One of two men suspected of carrying out Australia's deadliest mass shooting in three decades has been formally charged with 59 offences, including a terror charge, police said on Wednesday.
Naveed Akram, 25, was shot by the police during the Bondi Beach massacre and remains in a Sydney hospital under heavy police guard.
The alleged father-and-son perpetrators opened fire on a Jewish Hanukkah celebration on Sydney's famed Bondi Beach on December 14, in an attack that shook the nation and intensified fears of rising antisemitism and violent extremism.
The 15 victims ranged from a rabbi who was a father of five, to a Holocaust survivor, to a 10-year-old girl named Matilda Britvan, according to interviews, officials and media reports. Two police officers remained in critical but stable condition in the hospital, New South Wales police said.
Naveed's father, Sajid Akram, 50, was shot dead by police at the scene, while the former emerged from a coma on Wednesday.
The men accused of carrying out Sunday's attack had travelled to the southern Philippines, a region long plagued by militancy, weeks before the shooting that Australian police said appeared to be inspired by Daesh, also known as IS.
It may be noted that the Indian government officials on Tuesday confirmed that Sajid hailed was from Hyderabad, India, after days of uncertain reports regarding the identity of the alleged gunman, who is now dead.
The Indian authorities shared the details of Sajid after conducting a background verification.
As per details, Sajid was a resident of Tolichowki, Hyderabad, who moved to Australia in 1998 on a student visa and had returned to India only “two-three occasions" since relocating. He last visited India in 2022.
Meanwhile, Naveed, the second attacker, was born in Australia in 2001 and holds Australian citizenship.
The Philippines said Wednesday there was no evidence that the country was being used for terrorist training, a day after it was revealed the men behind the mass shooting had spent November on a southern island known for terrorist insurgencies.
"(President Ferdinand Marcos) strongly rejects the sweeping statement and the misleading characterisation of the Philippines as the Daesh training hotspot," presidential spokeswoman Claire Castro said at a press briefing,
"No evidence has been presented to support claims that the country was used for terrorist training," she added, reading from a National Security Council statement.

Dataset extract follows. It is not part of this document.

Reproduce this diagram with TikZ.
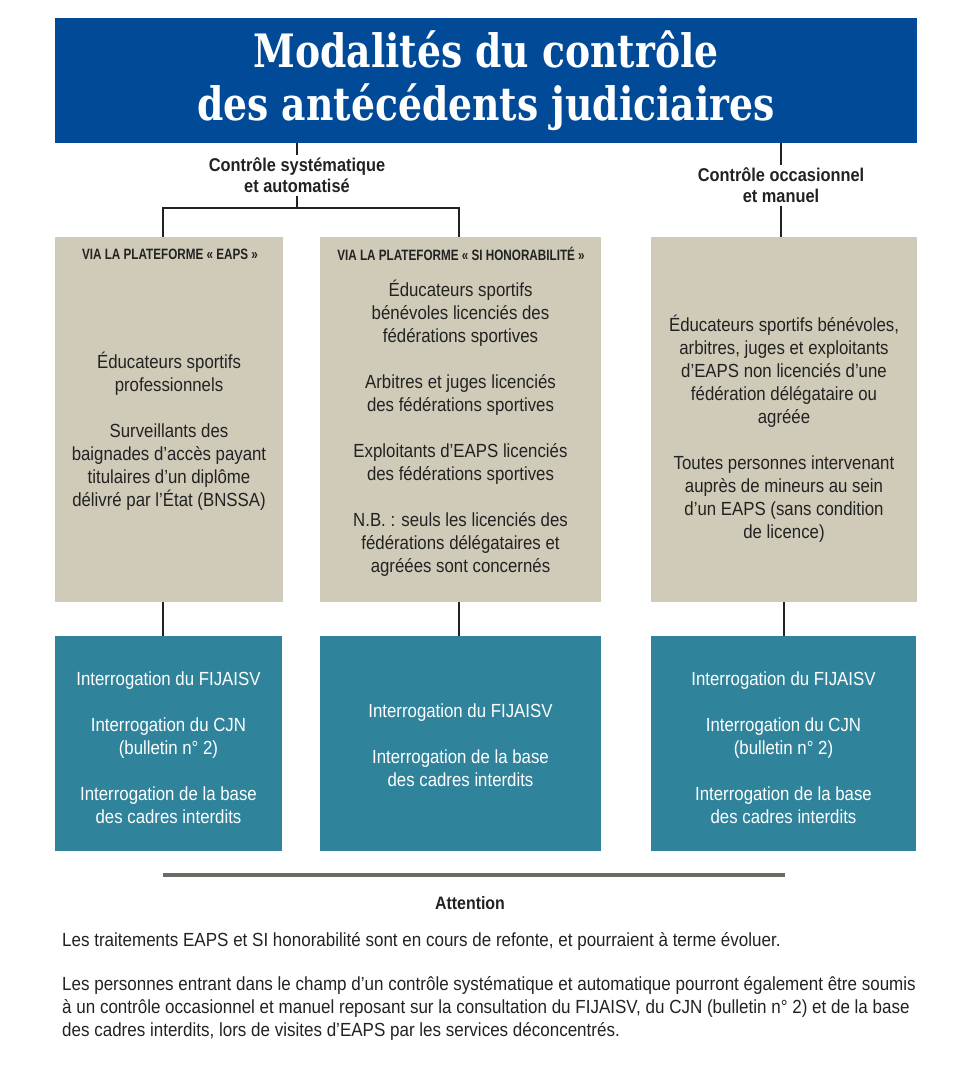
\documentclass[tikz,border=0pt]{standalone}
\usepackage{fontspec}
\setmainfont{Liberation Sans}
\newfontfamily\bodyfont[FakeStretch=0.885]{Liberation Sans}
\newfontfamily\footfont[FakeStretch=0.895]{Liberation Sans}
\newfontfamily\headfont[FakeStretch=0.78]{Liberation Sans}
\newfontfamily\titlefont[FakeStretch=0.82]{DejaVu Serif}
\definecolor{titleblue}{HTML}{004A98}
\definecolor{beige}{HTML}{D0CBB8}
\definecolor{teal}{HTML}{2F849C}
\definecolor{ink}{HTML}{222222}
\definecolor{rulegray}{HTML}{6B6B66}
\tikzset{
  bluebox/.style={fill=titleblue, draw=none, inner sep=0pt, minimum width=862pt, minimum height=125pt},
  beigebox/.style={fill=beige, draw=none, inner sep=0pt, minimum height=365pt},
  tealbox/.style={fill=teal, draw=none, inner sep=0pt, minimum height=215pt},
  titletext/.style={text=white, align=center, font=\titlefont\bfseries\fontsize{46}{53}\selectfont, inner sep=0pt},
  cattext/.style={text=ink, align=center, font=\bodyfont\bfseries\fontsize{18.5}{21}\selectfont, inner sep=3pt},
  headtext/.style={text=ink, align=center, font=\headfont\bfseries\fontsize{15}{17}\selectfont, inner sep=0pt},
  bodytext/.style={text=ink, align=center, font=\bodyfont\fontsize{19}{23}\selectfont, inner sep=0pt},
  whitetext/.style={text=white, align=center, font=\bodyfont\fontsize{19}{23}\selectfont, inner sep=0pt},
  foottext/.style={text=ink, align=left, font=\footfont\fontsize{19}{23}\selectfont, inner sep=0pt},
  link/.style={draw=ink, line width=1.6pt},
}
\begin{document}
\begin{tikzpicture}[x=1pt,y=-1pt]
\useasboundingbox (0,0) rectangle (975,1067);
% title
\node[bluebox] (title) at (486,80.5) {};
\node[titletext] (titletxt) at (486,81) {Modalités du contrôle\\des antécédents judiciaires};
% categories
\node[cattext] (cat1) at (297,175.5) {Contrôle systématique\\et automatisé};
\node[cattext] (cat2) at (781,185.5) {Contrôle occasionnel\\et manuel};
% beige boxes
\node[beigebox, minimum width=228pt] (b1) at (169,419.5) {};
\node[beigebox, minimum width=281pt] (b2) at (460.5,419.5) {};
\node[beigebox, minimum width=266pt] (b3) at (784,419.5) {};
% teal boxes
\node[tealbox, minimum width=227pt] (t1) at (168.5,743.5) {};
\node[tealbox, minimum width=281pt] (t2) at (460.5,743.5) {};
\node[tealbox, minimum width=265pt] (t3) at (783.5,743.5) {};
% headers
\node[headtext] (h1) at (170,254) {VIA LA PLATEFORME « EAPS »};
\node[headtext] (h2) at (461,254) {VIA LA PLATEFORME « SI HONORABILITÉ »};
% beige contents
\node[bodytext] (c1) at (169,431) {Éducateurs sportifs\\professionnels\\[23pt]Surveillants des\\baignades d’accès payant\\titulaires d’un diplôme\\délivré par l’État (BNSSA)};
\node[bodytext] (c2) at (460.5,428) {Éducateurs sportifs\\bénévoles licenciés des\\fédérations sportives\\[23pt]Arbitres et juges licenciés\\des fédérations sportives\\[23pt]Exploitants d’EAPS licenciés\\des fédérations sportives\\[23pt]N.B. : seuls les licenciés des\\fédérations délégataires et\\agréées sont concernés};
\node[bodytext] (c3) at (784,428.5) {Éducateurs sportifs bénévoles,\\arbitres, juges et exploitants\\d’EAPS non licenciés d’une\\fédération délégataire ou\\agréée\\[23pt]Toutes personnes intervenant\\auprès de mineurs au sein\\d’un EAPS (sans condition\\de licence)};
% teal contents
\node[whitetext] (d1) at (168.5,747.5) {Interrogation du FIJAISV\\[23pt]Interrogation du CJN\\(bulletin n° 2)\\[23pt]Interrogation de la base\\des cadres interdits};
\node[whitetext] (d2) at (460.5,745) {Interrogation du FIJAISV\\[23pt]Interrogation de la base\\des cadres interdits};
\node[whitetext] (d3) at (783.5,747.5) {Interrogation du FIJAISV\\[23pt]Interrogation du CJN\\(bulletin n° 2)\\[23pt]Interrogation de la base\\des cadres interdits};
% connectors
\coordinate (j1) at (297,208);
\draw[link] (cat1.north) -- (cat1.north |- title.south);
\draw[link] (cat1.south) -- (j1);
\draw[link] ([xshift=-6pt]b1.north) |- (j1) -| ([xshift=-1.5pt]b2.north);
\draw[link] (cat2.north) -- (cat2.north |- title.south);
\draw[link] (cat2.south) -- (cat2.south |- b3.north);
\draw[link] ([xshift=-6pt]b1.south) -- ([xshift=-5.5pt]t1.north);
\draw[link] ([xshift=-1.5pt]b2.south) -- ([xshift=-1.5pt]t2.north);
\draw[link] ([xshift=0pt]b3.south) -- ([xshift=0.5pt]t3.north);
% footer
\draw[rulegray, line width=4pt] (163,875) -- (785,875);
\node[text=ink, font=\bodyfont\bfseries\fontsize{18}{21}\selectfont, inner sep=0pt] (att) at (470,903) {Attention};
\node[foottext, anchor=west] (f1) at (62,941) {Les traitements EAPS et SI honorabilité sont en cours de refonte, et pourraient à terme évoluer.};
\node[foottext, anchor=west] (f2) at (62,1008) {Les personnes entrant dans le champ d’un contrôle systématique et automatique pourront également être soumis\\à un contrôle occasionnel et manuel reposant sur la consultation du FIJAISV, du CJN (bulletin n° 2) et de la base\\des cadres interdits, lors de visites d’EAPS par les services déconcentrés.};
\end{tikzpicture}
\end{document}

"There is no validated report or confirmation that individuals involved in the Bondi Beach incident received any form of training in the Philippines."
Australian authorities are investigating whether the two men met with extremists during the trip.
Albanese said Ahmed al-Ahmed, 43, the man who tackled one of the shooters to disarm his rifle and suffered gunshot wounds, was due to undergo surgery on Wednesday.
Al-Ahmed's uncle, Mohammed al-Ahmed in Syria, said his nephew left his hometown in Syria's northwest province of Idlib nearly 20 years ago to seek work in Australia.
"We learned through social media. I called his father and he told me that it was Ahmed. Ahmed is a hero, we're proud of him. Syria in general is proud of him," the uncle told Reuters.
The family of 22-year-old police officer Jack Hibbert, who was shot twice on Sunday and had been on the force for just four months, said in a statement on Wednesday he had lost vision in one eye and faced a "long and challenging recovery" ahead.
"In the face of a violent and tragic incident, he responded with courage, instinct, and selflessness, continuing to protect and help others whilst injured, until he was physically no longer able to," the family said.
Health authorities said 22 people were still in several Sydney hospitals.
Other shooting victims included a Holocaust survivor, a husband and wife who first approached the gunmen before they started firing, and a 10-year-old girl named Matilda, according to interviews, officials and media reports.
Matilda's father told a Bondi vigil on Tuesday night he did not want his daughter's legacy to be forgotten.
"We came here from Ukraine … and I thought that Matilda is the most Australian name that can ever exist. So just remember the name, remember her," local media reported him as saying.
In Bondi on Wednesday, swimmers gathered on Sydney's most popular beach and held a minute's silence.
"This week has obviously been very profound, and this morning, I definitely feel a sense of the community getting together, and a sense of everyone sitting together," Archie Kalaf, a 24-year-old Bondi man, told Reuters. "Everyone's grieving, everyone's understanding and processing it in their own way."